LUTZ, Fla. (WFLA) – Charley Barr, a 95-year-old veteran from Lutz, remembers the horrible cost of World War II.

Lt. Barr of the 8th Army Air Force flew on bombing raids over Germany. He was a navigator on a B-24 Liberator, a long-range bomber.

“I got 24 missions,” Charley remembered. “We had an Air Medal for every four missions.”

Navigator Charley Barr flew 24 missions over Germany.

Charley Barr still has navigator charts and maps he used to guide his aircraft to targets like railyards and enemy airfields.

The B-24 flew at only 28,000 feet, making it vulnerable to German anti-aircraft fire.

“We did lose a couple of planes in our squadron,” Charley recalled. “They were good friends, never saw them again. Just accepted it, it’s war, we’re gonna lose some friends.”

Bomber crews suffered about a 46% death rate. Roughly 75,000 members of the Army Air Force were killed, wounded or taken prisoner during World War II.

Lt. Charley Barr lost a few friends in WWII.

Enemy fire, he said, hit his plane.

His most terrifying moment was returning from one mission, unable to lower the landing gear.

“We flew around the base there, I don’t know for how long and could see the ambulances and the medics that lined up all down there,” Charley explained.

The survivability rate on aircraft coming in without landing gear was not good. As the plane went in, the landing gear came down.
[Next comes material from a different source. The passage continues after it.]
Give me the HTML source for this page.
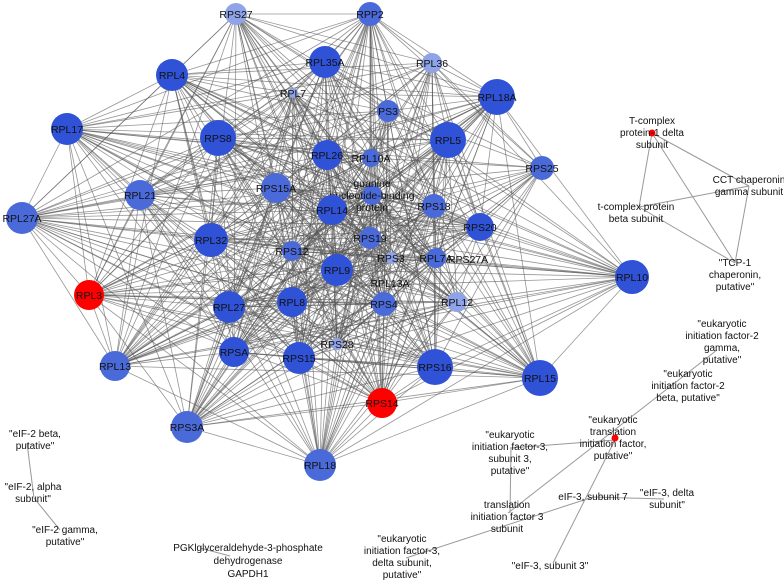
<!DOCTYPE html>
<html><head><meta charset="utf-8"><style>
html,body{margin:0;padding:0;background:#fff;width:784px;height:582px;overflow:hidden}
svg{display:block}
text{font-family:"Liberation Sans",sans-serif;fill:#111}
</style></head><body>
<svg id="s" width="784" height="582" viewBox="0 0 784 582" xmlns="http://www.w3.org/2000/svg">
<g id="edges" stroke="#555" stroke-width="0.8" stroke-opacity="0.62"></g>
<g stroke="#999" stroke-width="1" fill="none">
<line x1="652" y1="133" x2="639" y2="207"/><line x1="652" y1="133" x2="749" y2="186"/>
<line x1="652" y1="133" x2="735" y2="263"/><line x1="639" y1="207" x2="749" y2="186"/>
<line x1="639" y1="207" x2="735" y2="263"/><line x1="749" y1="186" x2="735" y2="263"/>
<line x1="717" y1="350" x2="508" y2="513"/><line x1="510" y1="448" x2="615" y2="440"/>
<line x1="511" y1="448" x2="510" y2="513"/><line x1="615" y1="440" x2="553" y2="563"/>
<line x1="406" y1="558" x2="593" y2="497"/><line x1="593" y1="497" x2="664" y2="499"/>
<line x1="27" y1="443" x2="34" y2="498"/><line x1="34" y1="498" x2="60" y2="530"/>
<line x1="200" y1="548" x2="230" y2="556"/>
</g>
<g id="nodes"></g>
<g font-size="10" text-anchor="middle">
<circle cx="652" cy="133" r="3.5" fill="#f00"/><circle cx="615" cy="438" r="3.5" fill="#f00"/>
<text x="652" y="124">T-complex</text><text x="652" y="136">protein-1 delta</text><text x="652" y="148">subunit</text>
<text x="749" y="183">CCT chaperonin</text><text x="749" y="195">gamma subunit</text>
<text x="636" y="210">t-complex protein</text><text x="636" y="222">beta subunit</text>
<text x="735" y="266">"TCP-1</text><text x="735" y="278">chaperonin,</text><text x="735" y="290">putative"</text>
<text x="722" y="327">"eukaryotic</text><text x="722" y="339">initiation factor-2</text><text x="722" y="351">gamma,</text><text x="722" y="363">putative"</text>
<text x="688" y="377">"eukaryotic</text><text x="688" y="389">initiation factor-2</text><text x="688" y="401">beta, putative"</text>
<text x="613" y="423">"eukaryotic</text><text x="613" y="435">translation</text><text x="613" y="447">initiation factor,</text><text x="613" y="459">putative"</text>
<text x="510" y="438">"eukaryotic</text><text x="510" y="450">initiation factor-3,</text><text x="510" y="462">subunit 3,</text><text x="510" y="474">putative"</text>
<text x="507" y="508">translation</text><text x="507" y="520">initiation factor 3</text><text x="507" y="532">subunit</text>
<text x="593" y="500">eIF-3, subunit 7</text>
<text x="667" y="496">"eIF-3, delta</text><text x="667" y="508">subunit"</text>
<text x="402" y="542">"eukaryotic</text><text x="402" y="554">initiation factor-3,</text><text x="402" y="566">delta subunit,</text><text x="402" y="578">putative"</text>
<text x="550" y="569">"eIF-3, subunit 3"</text>
<text x="35" y="437">"eIF-2 beta,</text><text x="35" y="449">putative"</text>
<text x="33" y="490">"eIF-2, alpha</text><text x="33" y="502">subunit"</text>
<text x="65" y="533">"eIF-2 gamma,</text><text x="65" y="545">putative"</text>
<text x="248" y="551">PGKlglyceraldehyde-3-phosphate</text><text x="248" y="564">dehydrogenase</text><text x="248" y="577">GAPDH1</text>
</g>
</svg>
<script>
var N=[["RPS27",236,14,11,2],["RPP2",370,14,12,1],["RPL35A",325,62,16,0],["RPL36",432,63,10,2],["RPL4",172,75,16,0],["RPL7",293,93,5,2],["RPL18A",497,97,18,0],["PS3",388,111,11,1],["RPL17",67,129,16,0],["RPS8",218,138,18,0],["RPL5",448,140,18,0],["RPL26",327,155,15,0],["RPL10A",371,158,9,1],["RPS25",542,168,12,1],["RPS15A",276,188,15,1],["G",372,195,10,1],["RPL21",140,195,15,1],["RPL14",332,210,15,0],["RPS18",434,206,12,1],["RPL27A",22,218,16,1],["RPS20",480,227,14,0],["RPL32",211,240,17,0],["RPS19",370,238,11,1],["RPS12",292,251,10,1],["RPS3",391,258,6,2],["RPL7A",436,258,10,1],["RPL9",337,270,16,0],["RPL10",632,277,17,0],["RPL3",89,295,15,3],["RPL27",229,307,16,0],["RPL8",292,302,15,0],["RPS4",384,304,12,1],["RPL12",457,302,10,2],["RPS28",337,344,6,2],["RPSA",234,352,15,0],["RPS15",299,358,16,0],["RPL13",115,366,15,1],["RPS16",435,367,18,0],["RPS14",382,403,15,3],["RPL15",540,378,18,0],["RPS3A",187,427,16,1],["RPL18",320,465,16,1]];
var ns="http://www.w3.org/2000/svg",E=document.getElementById("edges"),G=document.getElementById("nodes");
var seed=7;function rnd(){seed=(seed*16807)%2147483647;return seed/2147483647;}
for(var i=0;i<N.length;i++)for(var j=i+1;j<N.length;j++){if(rnd()<0.72){var l=document.createElementNS(ns,"line");l.setAttribute("x1",N[i][1]);l.setAttribute("y1",N[i][2]);l.setAttribute("x2",N[j][1]);l.setAttribute("y2",N[j][2]);E.appendChild(l);}}
var C=["#2f52d6","#4a6ad9","#8fa3e8","#ff0000"];
N.forEach(function(n){var c=document.createElementNS(ns,"circle");c.setAttribute("cx",n[1]);c.setAttribute("cy",n[2]);c.setAttribute("r",n[3]);c.setAttribute("fill",C[n[4]]);G.appendChild(c);
var lines=n[0]=="G"?["guanine","nucleotide-binding","protein"]:[n[0]];
lines.forEach(function(s,k){var t=document.createElementNS(ns,"text");t.setAttribute("x",n[1]);t.setAttribute("y",n[2]+4+(k-(lines.length-1)/2)*12);t.setAttribute("text-anchor","middle");t.setAttribute("font-size","10.5");t.textContent=s;G.appendChild(t);});});
var x=document.createElementNS(ns,"text");x.setAttribute("x",468);x.setAttribute("y",263);x.setAttribute("text-anchor","middle");x.setAttribute("font-size","10.5");x.textContent="RPS27A";G.appendChild(x);
x=document.createElementNS(ns,"text");x.setAttribute("x",390);x.setAttribute("y",287);x.setAttribute("text-anchor","middle");x.setAttribute("font-size","10.5");x.textContent="RPL13A";G.appendChild(x);
</script>
</body></html>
On a trip to London, V-2 rockets hit the city. Too close for comfort, he recalls.

As the war wound down, he spotted a German jet fighter buzz the formation of bombers in which he flew. It swooped in and was gone.

Charley was in his barracks at his base in England when Germany surrendered. He still holds the May 8, 1945 edition of Stars and Stripes with a headline in bold print announcing: “GERMANY QUITS.”

Charley Barr’s copy of the May 8th 1945 edition of Stars and Stripes announcing Germany’s surrender.

“Everybody went crazy. I think maybe we had a bottle of some kind of booze, there was like a toast to those who did not make it back,” he added.

This hero is more than modest about his role in the war and as a member of America’s greatest generation.

Charley Barr admits he was very lucky and very fortunate.

Even though the war, he says, is now a haze, one sight still stirs emotion.

“After the war, my wife and I took a trip over to Europe and went to Normandy and saw all the tombstones,” Charley explained, his voice now quivering. “I cried, it’s awful.”